Suppression Of Thermally Excited Electron-Spin Relaxation In Ingaas Quantum Dots Using P-Doped Capping Layers Toward Enhanced Room-Temperature Spin Polarization

The suppression of a thermally excited electron-spin relaxation in InGaAs quantum dots (QDs) using p-doped capping layers toward enhanced room-temperature (RT) spin polarization has been demonstrated, in which the electron-spin polarization in QD excited states (ESs) was measured through time-resolved spin-dependent photoluminescence. We revealed that the p-doping of QDs can enhance the emission intensity of QD-ES by approximately twofold to threefold over a wide temperature range. An electron-spin relaxation time of 106 ps was observed at 293K for p-doped QDs, which is approximately three times longer than the radiative lifetime of 36 ps, relative to the shorter electron-spin relaxation time of 71 ps for undoped QDs.
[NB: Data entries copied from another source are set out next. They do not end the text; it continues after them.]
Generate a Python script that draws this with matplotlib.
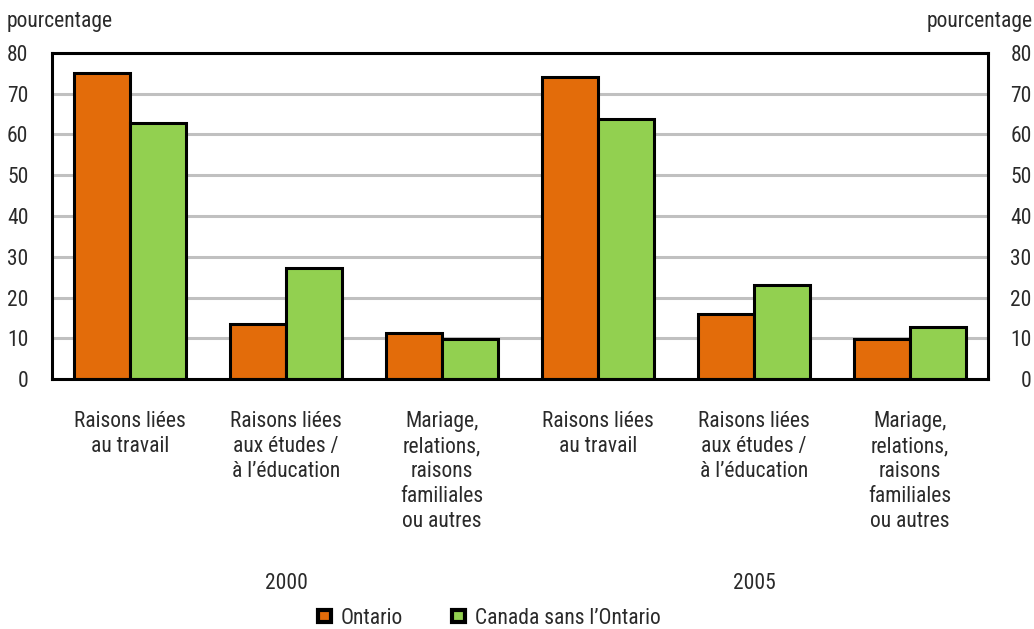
import numpy as np
import matplotlib.pyplot as plt
from matplotlib.patches import Patch
import matplotlib.transforms as mtransforms

plt.rcParams['font.family'] = ['Roboto Condensed', 'DejaVu Sans']
plt.rcParams['text.color'] = '#2a2a2a'
plt.rcParams['xtick.color'] = '#2a2a2a'
plt.rcParams['ytick.color'] = '#2a2a2a'

# Data
categories = ['Raisons liées\nau travail',
              'Raisons liées\naux études /\nà l\u2019éducation',
              'Mariage,\nrelations,\nraisons\nfamiliales\nou autres']
years = ['2000', '2005']
ontario = [75.0, 13.6, 11.3, 74.0, 16.0, 9.8]
canada_sans_ontario = [62.9, 27.3, 9.9, 63.9, 23.1, 12.9]
series_names = ['Ontario', 'Canada sans l\u2019Ontario']

c_ont = '#E36C0A'
c_can = '#92D050'
fs = 15.5

fig = plt.figure(figsize=(10.34, 6.29), dpi=100)
ax = fig.add_axes([0.0503, 0.397, 0.9052, 0.519])

x = np.arange(len(ontario))
w = 0.36
ax.bar(x - w/2, ontario, w, color=c_ont, edgecolor='black', linewidth=2.2, zorder=3)
ax.bar(x + w/2, canada_sans_ontario, w, color=c_can, edgecolor='black', linewidth=2.2, zorder=3)

ax.set_xlim(-0.5, 5.5)
ax.set_ylim(0, 80)
ax.set_yticks(np.arange(0, 81, 10))
ax.grid(axis='y', color='#c0c0c0', linewidth=2.2, zorder=0)
ax.grid(axis='x', visible=False)
for s in ax.spines.values():
    s.set_linewidth(2.2)
    s.set_color('black')
    s.set_zorder(4)

ax.tick_params(axis='y', length=0, labelsize=fs, pad=17)
ax.set_xticks(x)
ax.set_xticklabels(categories * 2, fontsize=fs, linespacing=1.25)
ax.tick_params(axis='x', length=0, pad=23)

# right-hand axis
ax2 = ax.twinx()
ax2.set_ylim(0, 80)
ax2.set_yticks(np.arange(0, 81, 10))
ax2.tick_params(axis='y', length=0, labelsize=fs, pad=31.5)
for lab in ax2.get_yticklabels():
    lab.set_horizontalalignment('right')
ax2.spines[:].set_visible(False)

fig.text(0.006, 0.966, 'pourcentage', fontsize=fs, ha='left', va='center')
fig.text(0.999, 0.966, 'pourcentage', fontsize=fs, ha='right', va='center')

trans = mtransforms.blended_transform_factory(ax.transData, ax.transAxes)
ax.text(1, -0.627, years[0], transform=trans, ha='center', va='center', fontsize=fs)
ax.text(4, -0.627, years[1], transform=trans, ha='center', va='center', fontsize=fs)

handles = [Patch(facecolor=c_ont, edgecolor='black', linewidth=3),
           Patch(facecolor=c_can, edgecolor='black', linewidth=3)]
fig.legend(handles, series_names, loc='center', bbox_to_anchor=(0.473, 0.017),
           ncol=2, frameon=False, fontsize=fs, handlelength=0.6, handleheight=0.5,
           handletextpad=0.45, columnspacing=2.3)

fig.savefig('out.png', dpi=100)
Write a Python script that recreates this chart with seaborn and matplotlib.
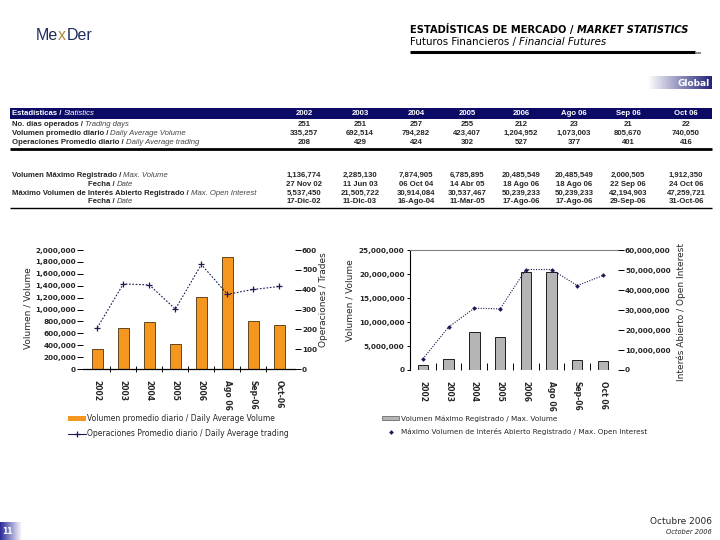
import numpy as np
import pandas as pd
import matplotlib
matplotlib.use("Agg")
import matplotlib.pyplot as plt
import seaborn as sns
from matplotlib.lines import Line2D
from matplotlib.patches import Patch, Rectangle
from matplotlib.colors import LinearSegmentedColormap
from matplotlib.ticker import FuncFormatter, FixedLocator

# ---------------- data ----------------
periods = ["2002", "2003", "2004", "2005", "2006", "Ago 06", "Sep 06", "Oct 06"]
tick_labels = ["2002", "2003", "2004", "2005", "2006", "Ago 06", "Sep-06", "Oct-06"]
tick_labels_r = ["2002", "2003", "2004", "2005", "2006", "Ago 06", "Sep-06", "Oct 06"]

trading_days = ["251", "251", "257", "255", "212", "23", "21", "22"]
avg_volume_tbl = ["335,257", "692,514", "794,282", "423,407", "1,204,952", "1,073,003", "805,670", "740,050"]
avg_trading_tbl = ["208", "429", "424", "302", "527", "377", "401", "416"]
max_volume_tbl = ["1,136,774", "2,285,130", "7,874,905", "6,785,895", "20,485,549", "20,485,549", "2,000,505", "1,912,350"]
max_volume_date = ["27 Nov 02", "11 Jun 03", "06 Oct 04", "14 Abr 05", "18 Ago 06", "18 Ago 06", "22 Sep 06", "24 Oct 06"]
max_oi_tbl = ["5,537,450", "21,505,722", "30,914,084", "30,537,467", "50,239,233", "50,239,233", "42,194,903", "47,259,721"]
max_oi_date = ["17-Dic-02", "11-Dic-03", "16-Ago-04", "11-Mar-05", "17-Ago-06", "17-Ago-06", "29-Sep-06", "31-Oct-06"]

# values
avg_volume_bars = [335257, 692514, 794282, 423407, 1204952, 1880000, 805670, 740050]
avg_trades = [208, 429, 424, 302, 527, 377, 401, 416]
max_volume = [1136774, 2285130, 7874905, 6785895, 20485549, 20485549, 2000505, 1912350]
max_oi = [5537450, 21505722, 30914084, 30537467, 50239233, 50239233, 42194903, 47259721]

left_yticks = list(range(0, 2000001, 200000))
left_y2ticks = list(range(0, 601, 100))
right_yticks = list(range(0, 25000001, 5000000))
right_y2ticks = list(range(0, 60000001, 10000000))

# ---------------- style ----------------
sns.set_theme(style="white")
plt.rcParams["font.family"] = ["DejaVu Sans"]
NAVY = "#0b0b66"
LINE_NAVY = "#1a1a55"
ORANGE = "#f5961e"
GRAY = "#b5b5b5"
TBL_FONT = ["Liberation Sans Narrow", "Liberation Sans", "DejaVu Sans"]
TBL_FS = 5.6

W, H = 720, 540
fig = plt.figure(figsize=(7.2, 5.4), dpi=100)
fig.patch.set_facecolor("white")
renderer = fig.canvas.get_renderer()


def box(l, t, r, b):
    return [l / W, 1 - b / H, (r - l) / W, (b - t) / H]


def T(x, y, s, **kw):
    kw.setdefault("va", "center")
    return fig.text(x / W, 1 - y / H, s, **kw)


def chain(x, y, parts, **common):
    cur = x / W
    for s, kw in parts:
        opts = dict(common)
        opts.update(kw)
        t = fig.text(cur, 1 - y / H, s, va="center", ha="left", **opts)
        bb = t.get_window_extent(renderer=renderer)
        cur = bb.x1 / W
    return cur


def hline(x0, x1, y, lw, color="black"):
    fig.add_artist(Line2D([x0 / W, x1 / W], [1 - y / H, 1 - y / H], transform=fig.transFigure,
                          color=color, lw=lw, solid_capstyle="butt"))


# ---------------- header ----------------
chain(36, 36, [("Me", dict(color="#1f2d5c")), ("x", dict(color="#b08a3a")), ("Der", dict(color="#1f2d5c"))],
      fontsize=11.5, family=TBL_FONT)
chain(410, 30, [("ESTADÍSTICAS DE MERCADO / ", dict(weight="bold")),
                ("MARKET STATISTICS", dict(weight="bold", style="italic"))], fontsize=7.1, color="black")
chain(410, 42, [("Futuros Financieros / ", {}), ("Financial Futures", dict(style="italic"))], fontsize=7.4,
      color="black")
hline(410, 695, 52, 2.2)
hline(695, 701, 53, 1.2, color="#777777")

# Global tag with gradient
axg = fig.add_axes(box(648, 76, 712, 89))
grad = np.linspace(0, 1, 256).reshape(1, -1)
axg.imshow(grad, aspect="auto", cmap=LinearSegmentedColormap.from_list("g", ["white", "#22227a"]))
axg.axis("off")
axg.text(0.96, 0.45, "Global", transform=axg.transAxes, ha="right", va="center", color="white",
         fontsize=6.5, weight="bold")

# ---------------- table ----------------
col_x = [304, 360, 416, 467, 521, 574, 628, 686]
fig.add_artist(Rectangle((10 / W, 1 - 119 / H), 702 / W, 11 / H, transform=fig.transFigure,
                         facecolor=NAVY, edgecolor="none"))
chain(12, 113.5, [("Estadísticas / ", dict(weight="bold")), ("Statistics", dict(style="italic"))],
      fontsize=TBL_FS, color="white", family=TBL_FONT)
for cx, p in zip(col_x, periods):
    T(cx, 113.5, p, ha="center", fontsize=TBL_FS, color="white", weight="bold", family=TBL_FONT)

rows1 = [
    (("No. días operados / ", "Trading days"), trading_days, 124.5),
    (("Volumen promedio diario / ", "Daily Average Volume"), avg_volume_tbl, 133.5),
    (("Operaciones Promedio diario / ", "Daily Average trading"), avg_trading_tbl, 142.5),
]
for (es, en), vals, yy in rows1:
    chain(12, yy, [(es, dict(weight="bold")), (en, dict(style="italic", color="#444444"))],
          fontsize=TBL_FS, family=TBL_FONT)
    for cx, v in zip(col_x, vals):
        T(cx, yy, v, ha="center", fontsize=TBL_FS, weight="bold", family=TBL_FONT)
hline(10, 712, 148.5, 2.0)

rows2 = [
    (12, ("Volumen Máximo Registrado / ", "Max. Volume"), max_volume_tbl, 175.5),
    (88, ("Fecha / ", "Date"), max_volume_date, 184.5),
    (12, ("Máximo Volumen de Interés Abierto Registrado / ", "Max. Open Interest"), max_oi_tbl, 193.5),
    (88, ("Fecha / ", "Date"), max_oi_date, 202),
]
for x0, (es, en), vals, yy in rows2:
    chain(x0, yy, [(es, dict(weight="bold")), (en, dict(style="italic", color="#444444"))],
          fontsize=TBL_FS, family=TBL_FONT)
    for cx, v in zip(col_x, vals):
        T(cx, yy, v, ha="center", fontsize=TBL_FS, weight="bold", family=TBL_FONT)
hline(10, 712, 207.5, 1.0)

# ---------------- charts ----------------
df = pd.DataFrame({"periodo": periods, "vol": avg_volume_bars, "ops": avg_trades,
                   "maxvol": max_volume, "maxoi": max_oi})
pos = np.arange(len(periods))
comma = FuncFormatter(lambda v, p: f"{int(v):,}")
TICKFS = 5.2

# Left chart
ax1 = fig.add_axes(box(83, 250, 295, 369))
sns.barplot(data=df, x="periodo", y="vol", ax=ax1, color=ORANGE, saturation=1, width=0.42,
            edgecolor="#4a3210", linewidth=0.6)
ax1.set_ylim(0, 2000000)
ax1.yaxis.set_major_locator(FixedLocator(left_yticks))
ax1.yaxis.set_major_formatter(comma)
ax1b = ax1.twinx()
sns.lineplot(x=pos, y=df["ops"].values, ax=ax1b, color=LINE_NAVY, linewidth=0.8,
             linestyle=(0, (1.5, 1.5)), marker="+", markersize=5, markeredgewidth=0.9,
             markeredgecolor=LINE_NAVY)
ax1b.set_ylim(0, 600)
ax1b.yaxis.set_major_locator(FixedLocator(left_y2ticks))
for a in (ax1, ax1b):
    a.set_xlim(-0.55, 7.6)
    a.set_xlabel("")
    a.set_ylabel("")
    a.set_facecolor("none")
    for s in a.spines.values():
        s.set_visible(False)
ax1.spines["bottom"].set_visible(True)
ax1.spines["bottom"].set_color("black")
ax1.spines["bottom"].set_linewidth(0.9)
ax1.set_xticks(pos)
ax1.set_xticklabels(tick_labels, rotation=270, fontsize=TICKFS + 0.3, weight="bold")
ax1.xaxis.set_minor_locator(FixedLocator(pos[:-1] + 0.5))
ax1.tick_params(axis="x", which="major", length=0, pad=8)
ax1.tick_params(axis="x", which="minor", bottom=True, length=5, width=0.7, direction="inout", color="black")
ax1.tick_params(axis="y", left=True, length=4, width=0.7, color="black", pad=1, labelsize=TICKFS)
ax1b.tick_params(axis="y", right=True, length=4, width=0.7, color="black", pad=1, labelsize=TICKFS)
for lab in ax1.get_yticklabels() + ax1b.get_yticklabels():
    lab.set_fontweight("bold")

T(28, 308, "Volumen / Volume", rotation=90, ha="center", fontsize=6.5)
T(323, 300, "Operaciones / Trades", rotation=90, ha="center", fontsize=6.5)

fig.legend(handles=[Patch(facecolor=ORANGE, edgecolor="none"),
                    Line2D([], [], color=LINE_NAVY, lw=0.8, marker="+", markersize=5, mew=0.9)],
           labels=["Volumen promedio diario / Daily Average Volume",
                   "Operaciones Promedio diario / Daily Average trading"],
           loc="upper left", bbox_to_anchor=(68 / W, 1 - 414 / H), frameon=False, fontsize=5.5,
           handlelength=2.3, handleheight=0.6, handletextpad=0.2, labelspacing=0.8, borderpad=0,
           borderaxespad=0)

# Right chart
ax2 = fig.add_axes(box(410, 250, 618, 370))
sns.barplot(data=df, x="periodo", y="maxvol", ax=ax2, color=GRAY, saturation=1, width=0.4,
            edgecolor="black", linewidth=0.6)
ax2.set_ylim(0, 25000000)
ax2.yaxis.set_major_locator(FixedLocator(right_yticks))
ax2.yaxis.set_major_formatter(comma)
ax2b = ax2.twinx()
sns.lineplot(x=pos, y=df["maxoi"].values, ax=ax2b, color=LINE_NAVY, linewidth=0.8,
             linestyle=(0, (1, 1.3)), marker="D", markersize=2.4, markeredgewidth=0,
             markerfacecolor=LINE_NAVY)
ax2b.set_ylim(0, 60000000)
ax2b.yaxis.set_major_locator(FixedLocator(right_y2ticks))
ax2b.yaxis.set_major_formatter(comma)
for a in (ax2, ax2b):
    a.set_xlim(-0.5, 7.58)
    a.set_xlabel("")
    a.set_ylabel("")
    a.set_facecolor("none")
    for s in a.spines.values():
        s.set_visible(False)
ax2.spines["left"].set_visible(True)
ax2.spines["left"].set_color("black")
ax2.spines["left"].set_linewidth(0.8)
ax2.spines["top"].set_visible(True)
ax2.spines["top"].set_color("#808080")
ax2.spines["top"].set_linewidth(0.8)
ax2.set_xticks(pos)
ax2.set_xticklabels(tick_labels_r, rotation=270, fontsize=TICKFS + 0.3, weight="bold")
ax2.xaxis.set_minor_locator(FixedLocator(pos[:-1] + 0.5))
ax2.tick_params(axis="x", which="major", length=0, pad=8)
ax2.tick_params(axis="x", which="minor", bottom=True, length=5, width=0.7, direction="in", color="black")
ax2.tick_params(axis="y", left=True, length=2, width=0.7, color="black", pad=2, labelsize=TICKFS)
ax2b.tick_params(axis="y", right=True, length=4, width=0.7, color="black", pad=1, labelsize=TICKFS)
for lab in ax2.get_yticklabels() + ax2b.get_yticklabels():
    lab.set_fontweight("bold")

T(350, 300, "Volumen / Volume", rotation=90, ha="center", fontsize=6.5)
T(681, 312, "Interés Abierto / Open Interest", rotation=90, ha="center", fontsize=6.5)

fig.legend(handles=[Patch(facecolor=GRAY, edgecolor="#555555", linewidth=0.5),
                    Line2D([], [], color=LINE_NAVY, lw=0, marker="D", markersize=2.4, mew=0)],
           labels=["Volumen Máximo Registrado / Max. Volume",
                   "Máximo Volumen de Interés Abierto Registrado / Max. Open Interest"],
           loc="upper left", bbox_to_anchor=(382 / W, 1 - 415 / H), frameon=False, fontsize=5.2,
           handlelength=2.4, handleheight=0.6, handletextpad=0.2, labelspacing=0.95, borderpad=0,
           borderaxespad=0)

# ---------------- footer ----------------
T(712, 521.5, "Octubre 2006", ha="right", fontsize=6.5)
T(712, 532.5, "October 2006", ha="right", fontsize=4.8, style="italic")
axp = fig.add_axes(box(0, 522, 22, 540))
axp.imshow(grad, aspect="auto", cmap=LinearSegmentedColormap.from_list("p", ["#2a2a99", "white"]))
axp.axis("off")
axp.text(0.35, 0.5, "11", transform=axp.transAxes, ha="center", va="center", color="white",
         fontsize=5.5, weight="bold")

fig.savefig("out.png", dpi=100)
The increased electron-spin lifetime was mainly attributed to the suppressed relaxation of the electron spin reinjected from the p-doped capping barrier after thermal escape from an ES, where the D'yakonov-Perel' spin relaxation in the barrier was potentially weakened through impurity scattering. These results suggest that InGaAs QDs with p-doped capping layers have a significant advantage for use in spin-functional optical active layers with a higher spin polarization toward RT.